More so, the potential tax consequences of passing a large estate without careful planning is enough to keep a prudent investor awake at night. 2 Smart investors and wealth advisors are taking advantage of recent estate tax legislation allowing couples to safeguard $22 million from the tax collector. 3 Still, there’s no one-size-fits-all Trust Administration Handbook. Instead, each grantor must find the right mixture of controlled self-constraint within their trust. Because of goals and plans changes with time, appropriate planning differ from family-to-family based on that individual family’s philosophy on wealth, education, and other benchmarks determined at home. A thorough Trust Administration Handbook will guide your trust planning as you account for your assets and your distribution goals.

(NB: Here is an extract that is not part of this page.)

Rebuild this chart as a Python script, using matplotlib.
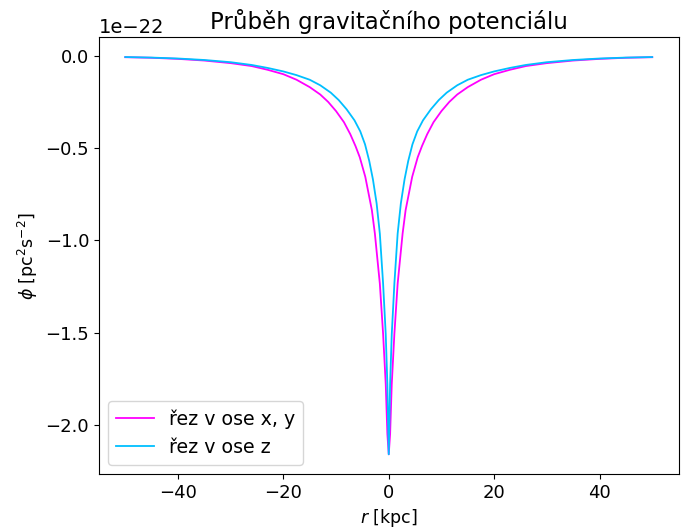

While statistics show 70 percent of the second generation and a whopping 90 percent of the third generation loses the family wealth, there are success stories of multi-generational estates. 4 A Houston-based oil and gas investor’s $9 billion estates passed to his heirs because of a mixture of advanced planning and good luck when the grantor died during a lapse of the Federal Estate Tax. 5
Wealth advisors analyzing the 2017 Tax Act have applauded the tax-friendly generation-skipping trusts, the leveraging of gifts to support the funding of life insurance, and encouraged clients to consider charitable lead trusts. 6 The matriarch of the billionaire Walmart Waltons, worth a combined $100 billion, heavily utilized these charitable lead trusts to minimize her children’s tax burden at her death. 7
ggThough the exterminators at Orkin could kill any household vermin or pest, “shoddy estate planning” led to the collapse of the billionaire pest control Rollins family of Atlanta, Georgia. 8 The Rollins/Orkin saga serves as perhaps the perfect example of when a family trust, a family business, and family relationships go haywire. In the fall of 2010 one branch of the Rollins’ grandchildren staged a coup against their father and uncle when the duo tried making disbursements dependent upon drug tests, credit checks, and private surveillance. 9 Soon enough, Orkin’s Board, led by that father and uncle, retaliated by firing the son/nephew, who was the only member of his generation who worked at the business. 10
Soon enough, details of the son’s messy divorce were splashed across Atlanta newspapers. 11 Some articles even revealed the massive settlement the ex-wife received while other articles discussed how many doorknobs she took from the home. 12
The potential destruction of family relationships or busting up of family businesses, while not entirely avoidable, can be lessened when a family considers the important aspects of a Trust Administration Handbook to begin making their decisions. Productive trust management is capable through sound economic decision making and encouraging a collaborative working relationship among your heirs. More so, planning ahead to minimize your tax burden allows more of your wealth to sit with your heirs instead of in Uncle Sam’s coffers. Still, careful and thorough planning with a Trust Administration Handbook can better ensure family infighting doesn’t deprive unpopular beneficiaries of a job or income. This careful planning can go further, detailing specific purchases allowed for different areas of your beneficiary’s expenses or restricting luxury purchases. Whatever the grantor’s biggest concern, a Trust Administration Handbook eases your time setting down and detailing your worries, goals, and financial hopes directly to your heirs and in writing with your wealth advisor.